Seorang pemimpin, apalagi yang notabene meraih suara terbanyak, sudah selayaknya menjadi panutan dan memperhatikan betul setiap kalimat yang keluar. Apakah mengandung kebaikan ataukah justru menimbulkan polemik dan kontroversial. Bukan hanya sekedar memperhatikan besar kecilnya perolehan suara. Haruslah diingat bahwa masyarakat yang bakal dipimpin bukan hanya kader partainya, bukan masyarakat yang memilih dia dan partainya saja tetapi seluruh masyarakat Indonesia.
Sistem Demokrasi memang meniscayakan pemilihan pemimpin atau wakil rakyat tidak dengan kemampuan seorang negarawan yang teruji. Tapi siapapun berhak untuk mencalonkan diri dengan ketentuan-ketentuan tertentu yang diantaranya dibatasi ijazah minimal. Adapun kemampuan berbangsa bernegara tidak menjadi perhitungan, asalkan beroleh suara banyak.
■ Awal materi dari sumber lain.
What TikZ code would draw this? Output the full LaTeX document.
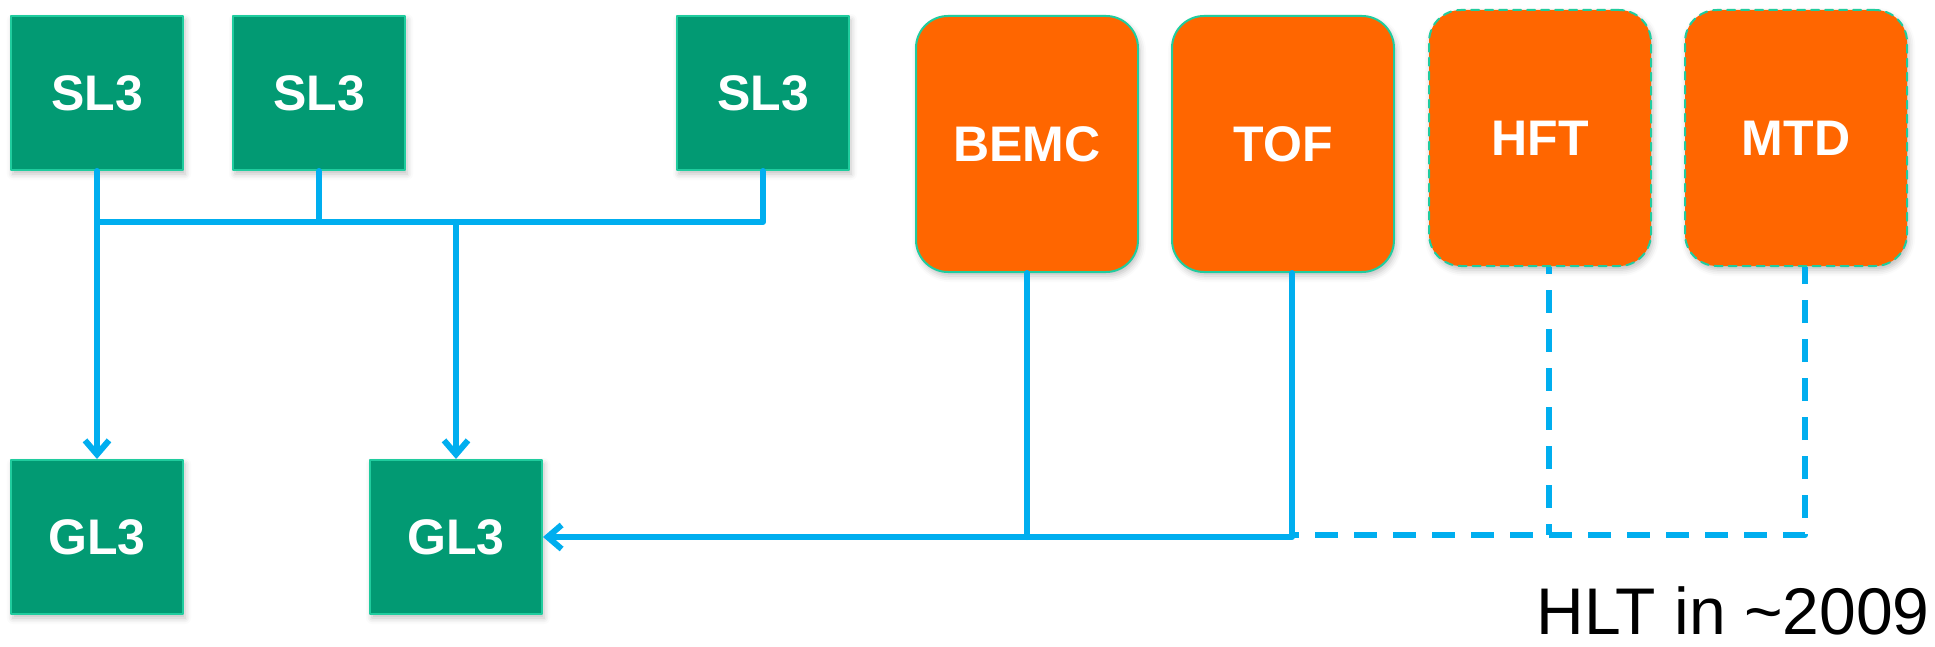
\documentclass[tikz,border=0pt]{standalone}
\usepackage{fontspec}
\setmainfont{Liberation Sans}
\usetikzlibrary{arrows.meta,shadows.blur}
\definecolor{nodegreen}{HTML}{029A73}
\definecolor{edgeteal}{HTML}{20CC9E}
\definecolor{detorange}{HTML}{FF6600}
\definecolor{linkblue}{HTML}{00AEEF}
\begin{document}
\begin{tikzpicture}[x=0.5pt, y=-0.5pt, line join=round, line cap=round,
		>={Straight Barb[length=7pt,width=12pt]},
		l3/.style={draw=edgeteal, line width=1pt, fill=nodegreen, text=white, inner sep=0pt,
			font=\fontsize{25}{30}\selectfont\bfseries, minimum width=86pt, minimum height=77pt,
			blur shadow={shadow xshift=1pt, shadow yshift=-2pt, shadow blur radius=3pt, shadow opacity=25}},
		det/.style={l3, fill=detorange, rounded corners=16pt, minimum width=111pt, minimum height=128pt},
		planned/.style={det, dash pattern=on 4pt off 3pt},
		link/.style={draw=linkblue, line width=3pt},
		future/.style={link, line cap=butt, dash pattern=on 11.5pt off 8pt, dash phase=8pt}]
	\useasboundingbox (0,0) rectangle (1935,647);
	% level-3 farm
	\node[l3] (sl1) at (97,93) {SL3};
	\node[l3] (sl2) at (319,93) {SL3};
	\node[l3] (sl3) at (763,93) {SL3};
	\node[l3] (gl1) at (97,537) {GL3};
	\node[l3] (gl2) at (456,537) {GL3};
	% detectors
	\node[det] (bemc) at (1027,144) {BEMC};
	\node[det] (tof) at (1283,144) {TOF};
	\node[planned] (hft) at (1540,138) {HFT};
	\node[planned] (mtd) at (1796,138) {MTD};
	\coordinate (bus) at (456,222);
	\coordinate (tap) at (1292,537);
	\coordinate (hfttap) at (1549,535);
	\coordinate (mtdtap) at (1805,535);
	\draw[link] (sl1 |- bus) -- (sl3 |- bus) -- (sl3.south);
	\draw[link] (sl2.south) -- (sl2 |- bus);
	\draw[link,->] (sl1.south) -- (gl1.north);
	\draw[link,->] (bus) -- (gl2.north);
	\draw[link] (bemc.south) -- (bemc.south |- tap);
	\draw[link,->] (tap |- tof.south) -- (tap) -- (gl2.east);
	\draw[future] (tap |- mtdtap) -- (mtdtap) -- (mtdtap |- mtd.south);
	\draw[future] (hfttap |- hft.south) -- (hfttap);
	\node[anchor=base east, inner sep=0pt, font=\fontsize{33}{40}\selectfont] (caption) at (1930,634) {HLT in \textasciitilde2009};
\end{tikzpicture}
\end{document}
Sehingga terkadang cara apapun untuk beroleh suara yang banyak. Dan biayanya pun sangat mahal untuk duduk di sebuah kursi jabatan. Ini bukanlah rahasia lagi. Maka berharap akan lahir sosok pemimpin ideal, menjadi sebuah harapan bagaikan pungguk merindukan bulan. Karena sistem pemilihan sendiri sudah mengijinkan seseorang terpilih karena popular, punya modal besar atau sekedar modal tampang keren.
Berbeda dengan sistem yang memberikan aturan yang sempurna bagi kehidupan ini yang datang dari Yang Maha Mengatur, Allah SWT. Dalam Islam, wakil rakyat adalah mereka yang merepresentasi umat. Mereka penyambung lidah umat kepada penguasa. Wakil rakyat dalam Islam tak berhak membuat undang-undang. Tugas mereka adalah muhasabah lil hukkam. Menjadi korektor dan pengawas kebijakan penguasa.
Mereka tak akan terjebak dalam politik kepentingan. Sebab, negara hanya menjalankan syariat Islam. Standar benar dan salah dikembalikan pada syariat Islam. Sistem dan undang-undang yang diterapkan haruslah berlandaskan Islam, bukan aturan manusia. Suara mayoritas tidak berlaku terhadap perkara yang sudah jelas status hukumnya.
Dalam demokrasi, wakil rakyat memiliki hak merancang, membuat, dan mengesahkan undang-undang. Standar benar dan salah dikembalikan pada pandangan manusia. Suara mayoritas menjadi pemenang dalam penetapan undang-undang. Alhasil, produk UU dari sistem ini mudah direvisi sesuai pesanan dan kehendak pemangku kepentingan. Maka janganlah heran bila UU Indonesia banyak mengalami revisi berkali-kali.
Dari konsep berpolitik dan bernegara semacam ini, mampukah demokrasi membawa pada perubahan hakiki? Bisakah mereka yang terpilih tak dicampuri kepentingan partai atau penguasa? Jelas tidak! Oleh karenanya, mengharapkan perubahan besar dengan sistem yang begini-begini saja, jauh panggang dari api. Sebab, prinsip dasar demokrasi saja sudah mengandung banyak masalah. Yang dibutuhkan negeri ini tidak hanya reformasi yang sebatas berganti-ganti pelakon. Negeri ini membutuhkan reparasi total. Tak hanya perangkatnya, tapi juga sistemnya. Maka dari itu, perubahan hakiki hanya bisa diraih manakala Islam dijadikan konsep dalam bernegara. Yakni menjadikan syariat Islam sebagai aturan baku yang bersih dari kepentingan apapun.
Sebab, aturan Islam berasal dari Allah Subhanahu wa ta’ala. Sistem Islam ini tak akan bisa terterapkan sempurna tanpa institusi penyangganya, yaitu penerapan Islam dalam bingkai kehidupan bernegara.